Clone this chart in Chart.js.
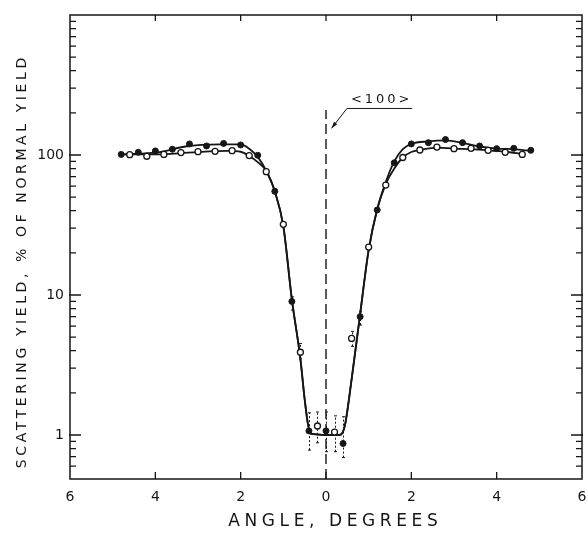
<!DOCTYPE html>
<html>
<head>
<meta charset="utf-8">
<script src="https://cdn.jsdelivr.net/npm/chart.js@4.4.1/dist/chart.umd.min.js"></script>
<style>
  html, body { margin: 0; padding: 0; background: #fff; }
  #wrap { width: 588px; height: 535px; }
</style>
</head>
<body>
<div id="wrap"><canvas id="chart" width="588" height="535"></canvas></div>
<script>
// measured points, filled circles
const filledAngles = [-4.8, -4.4, -4.0, -3.6, -3.2, -2.8, -2.4, -2.0, -1.6, -1.2, -0.8, -0.4, 0.0, 0.4, 0.8, 1.2, 1.6, 2.0, 2.4, 2.8, 3.2, 3.6, 4.0, 4.4, 4.8];
const filledYield = [101, 104.5, 107, 110, 120, 116, 121, 118, 99.5, 55, 9.0, 1.07, 1.07, 0.87, 7.0, 40.5, 88, 120, 122.5, 129, 122.5, 116, 111, 111.6, 108];
const filledErrLow = [null, null, null, null, null, null, null, null, null, null, 7.8, 0.78, 0.76, 0.69, 6.1, null, null, null, null, null, null, null, null, null, null];
const filledErrHigh = [null, null, null, null, null, null, null, null, null, null, 9.7, 1.44, 1.46, 1.35, 7.6, null, null, null, null, null, null, null, null, null, null];

// measured points, open circles
const openAngles = [-4.6, -4.2, -3.8, -3.4, -3.0, -2.6, -2.2, -1.8, -1.4, -1.0, -0.6, -0.2, 0.2, 0.6, 1.0, 1.4, 1.8, 2.2, 2.6, 3.0, 3.4, 3.8, 4.2, 4.6];
const openYield = [100.5, 98, 101, 104, 105.6, 106.3, 107.3, 99, 76, 32, 3.9, 1.16, 1.05, 4.9, 22, 61, 96, 108.6, 114, 111, 111.6, 108, 104.5, 101];
const openErrLow = [null, null, null, null, null, null, null, null, null, null, 3.5, 0.88, 0.76, 4.3, null, null, null, null, null, null, null, null, null, null];
const openErrHigh = [null, null, null, null, null, null, null, null, null, null, 4.5, 1.46, 1.37, 5.5, null, null, null, null, null, null, null, null, null, null];

// hand-drawn curves through the points
const upperCurveX = [-4.8, -3.9, -3.3, -2.5, -2.0, -1.8, -1.6, -1.4, -1.2, -1.0, -0.8, -0.6, -0.5, -0.42, -0.35, 0.3, 0.38, 0.45, 0.6, 0.8, 1.0, 1.2, 1.4, 1.6, 1.8, 2.0, 2.4, 2.8, 3.2, 3.6, 4.0, 4.4, 4.8];
const upperCurveY = [101, 105, 115, 119, 119, 111, 97, 77, 55, 31, 9.3, 3.5, 1.8, 1.18, 1.02, 1.0, 1.03, 1.2, 2.5, 7.3, 21, 41, 64, 90, 110, 120, 125, 127, 122, 115, 111, 110, 107];
const lowerCurveX = [-4.8, -3.9, -3.4, -3.0, -2.3, -2.0, -1.8, -1.6, -1.4, -1.2, -1.0, -0.8, -0.6, -0.5, -0.42, -0.35, 0.3, 0.38, 0.45, 0.6, 0.8, 1.0, 1.2, 1.4, 1.6, 1.8, 2.0, 2.2, 2.6, 3.0, 3.4, 3.8, 4.2, 4.6];
const lowerCurveY = [101, 101, 103, 105, 107, 105.5, 98.5, 89, 77, 55, 31, 9.3, 3.5, 1.8, 1.18, 1.02, 1.0, 1.03, 1.2, 2.5, 7.3, 21, 41, 62, 80, 96, 105, 108.5, 113, 111, 110, 108, 105.5, 102];

// <100> channel direction
const channelX = [0, 0];
const channelY = [0.485, 210];

// axes
const yMin = 0.485, yMax = 1000;
const yLabelValues = [1, 10, 100];
const yLabelText = ['1', '10', '100'];
const yMinorTicks = [0.6, 0.7, 0.8, 0.9, 2, 3, 4, 5, 6, 7, 8, 9, 20, 30, 40, 50, 60, 70, 80, 90, 200, 300, 400, 500, 600, 700, 800, 900];
const xInnerTicks = [-4, -2, 0, 2, 4];

const ink = '#161616';
const font = '"DejaVu Sans", sans-serif';

const pts = (xs, ys) => xs.map((x, i) => ({ x: x, y: ys[i] }));

const errorBars = {
    id: 'errorBars',
    beforeDatasetsDraw(chart) {
        const { ctx, scales: { x, y } } = chart;
        ctx.save();
        ctx.strokeStyle = ink;
        ctx.lineWidth = 1;
        const draw = (angles, lo, hi) => {
            angles.forEach((a, i) => {
                if (lo[i] == null) return;
                const px = Math.round(x.getPixelForValue(a)) + 0.5;
                const y1 = y.getPixelForValue(lo[i]);
                const y2 = y.getPixelForValue(hi[i]);
                ctx.setLineDash([2, 2]);
                ctx.beginPath();
                ctx.moveTo(px, y1); ctx.lineTo(px, y2);
                ctx.stroke();
                ctx.setLineDash([]);
                ctx.beginPath();
                ctx.moveTo(px - 1.5, y1); ctx.lineTo(px + 1.5, y1);
                ctx.moveTo(px - 1.5, y2); ctx.lineTo(px + 1.5, y2);
                ctx.stroke();
            });
        };
        draw(filledAngles, filledErrLow, filledErrHigh);
        draw(openAngles, openErrLow, openErrHigh);
        ctx.restore();
    }
};

const frame = {
    id: 'frame',
    afterDraw(chart) {
        const { ctx, chartArea: a, scales: { x, y } } = chart;
        ctx.save();
        ctx.strokeStyle = ink;
        ctx.fillStyle = ink;
        ctx.lineWidth = 1.5;
        ctx.strokeRect(a.left, a.top, a.right - a.left, a.bottom - a.top);

        ctx.lineWidth = 1.3;
        ctx.beginPath();
        yLabelValues.forEach(v => {
            const py = y.getPixelForValue(v);
            ctx.moveTo(a.left - 1, py); ctx.lineTo(a.left + 11, py);
            ctx.moveTo(a.right + 1, py); ctx.lineTo(a.right - 11, py);
        });
        yMinorTicks.forEach(v => {
            const py = y.getPixelForValue(v);
            ctx.moveTo(a.left, py); ctx.lineTo(a.left + 6, py);
            ctx.moveTo(a.right, py); ctx.lineTo(a.right - 6, py);
        });
        xInnerTicks.forEach(v => {
            const px = x.getPixelForValue(v);
            ctx.moveTo(px, a.top); ctx.lineTo(px, a.top + 6);
            ctx.moveTo(px, a.bottom); ctx.lineTo(px, a.bottom - 7);
        });
        ctx.stroke();

        // <100> label with leader arrow
        const tx = x.getPixelForValue(1.27), ty = y.getPixelForValue(249);
        ctx.font = '13px ' + font;
        ctx.letterSpacing = '3px';
        ctx.textBaseline = 'middle';
        const tw = ctx.measureText('<100>').width - 3;
        ctx.fillText('<100>', tx - tw / 2, ty);
        const lx = [2.02, 0.49, 0.13].map(v => x.getPixelForValue(v));
        const ly = [215, 215, 155].map(v => y.getPixelForValue(v));
        ctx.lineWidth = 1;
        ctx.beginPath();
        ctx.moveTo(lx[0], ly[0]); ctx.lineTo(lx[1], ly[1]); ctx.lineTo(lx[2], ly[2]);
        ctx.stroke();
        const ang = Math.atan2(ly[2] - ly[1], lx[2] - lx[1]);
        ctx.beginPath();
        ctx.moveTo(lx[2], ly[2]);
        ctx.lineTo(lx[2] - 7 * Math.cos(ang - 0.3), ly[2] - 7 * Math.sin(ang - 0.3));
        ctx.lineTo(lx[2] - 7 * Math.cos(ang + 0.3), ly[2] - 7 * Math.sin(ang + 0.3));
        ctx.closePath();
        ctx.fill();

        // axis titles, lettered wide
        ctx.textBaseline = 'middle';
        ctx.font = '17px ' + font;
        ctx.letterSpacing = '4.6px';
        let t = 'ANGLE, DEGREES';
        let w = ctx.measureText(t).width - 4.6;
        ctx.fillText(t, 333 - w / 2, 522);

        ctx.font = '14px ' + font;
        ctx.letterSpacing = '3.6px';
        t = 'SCATTERING YIELD, % OF NORMAL YIELD';
        w = ctx.measureText(t).width - 3.6;
        ctx.translate(22, 263);
        ctx.rotate(-Math.PI / 2);
        ctx.fillText(t, -w / 2, 0);
        ctx.restore();
    }
};

new Chart(document.getElementById('chart'), {
    type: 'scatter',
    data: {
        datasets: [
            {
                label: 'filled',
                data: pts(filledAngles, filledYield),
                pointRadius: 3,
                pointBackgroundColor: ink,
                pointBorderColor: ink,
                pointBorderWidth: 1,
                showLine: false,
                order: 0
            },
            {
                label: 'open',
                data: pts(openAngles, openYield),
                pointRadius: 3,
                pointBackgroundColor: '#fff',
                pointBorderColor: ink,
                pointBorderWidth: 1.3,
                showLine: false,
                order: 1
            },
            {
                label: 'upper curve',
                data: pts(upperCurveX, upperCurveY),
                showLine: true,
                pointRadius: 0,
                borderColor: ink,
                borderWidth: 1.8,
                cubicInterpolationMode: 'monotone',
                order: 2
            },
            {
                label: 'lower curve',
                data: pts(lowerCurveX, lowerCurveY),
                showLine: true,
                pointRadius: 0,
                borderColor: ink,
                borderWidth: 1.8,
                cubicInterpolationMode: 'monotone',
                order: 3
            },
            {
                label: '<100>',
                data: pts(channelX, channelY),
                showLine: true,
                pointRadius: 0,
                borderColor: ink,
                borderWidth: 1.4,
                borderDash: [10, 5],
                order: 4
            }
        ]
    },
    options: {
        responsive: false,
        animation: false,
        layout: { padding: { top: 15, right: 6, left: 0, bottom: 0 } },
        plugins: { legend: { display: false }, tooltip: { enabled: false } },
        scales: {
            x: {
                type: 'linear',
                min: -6,
                max: 6,
                grid: { display: false, drawTicks: false },
                border: { display: false },
                ticks: {
                    stepSize: 2,
                    padding: 10,
                    color: ink,
                    font: { family: font, size: 14 },
                    callback: v => String(Math.abs(v))
                },
                afterFit: s => { s.height = 56; s.paddingLeft = 0; s.paddingRight = 0; }
            },
            y: {
                type: 'logarithmic',
                min: yMin,
                max: yMax,
                grid: { display: false, drawTicks: false },
                border: { display: false },
                afterBuildTicks: s => { s.ticks = yLabelValues.map(v => ({ value: v })); },
                ticks: {
                    autoSkip: false,
                    padding: 6,
                    color: ink,
                    font: { family: font, size: 14 },
                    callback: (v, i) => yLabelText[i]
                },
                afterFit: s => { s.width = 70; s.paddingTop = 0; s.paddingBottom = 0; }
            }
        }
    },
    plugins: [errorBars, frame]
});
</script>
</body>
</html>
# # # # # # #
■ REQUIREMENT ■
Go through the listing above and pull out each line containing the word "chart".

■ ANSWER TO THE PROBLEM ■
Clone this chart in Chart.js.
<script src="https://cdn.jsdelivr.net/npm/chart.js@4.4.1/dist/chart.umd.min.js"></script>
<div id="wrap"><canvas id="chart" width="588" height="535"></canvas></div>
    beforeDatasetsDraw(chart) {
        const { ctx, scales: { x, y } } = chart;
    afterDraw(chart) {
        const { ctx, chartArea: a, scales: { x, y } } = chart;
new Chart(document.getElementById('chart'), {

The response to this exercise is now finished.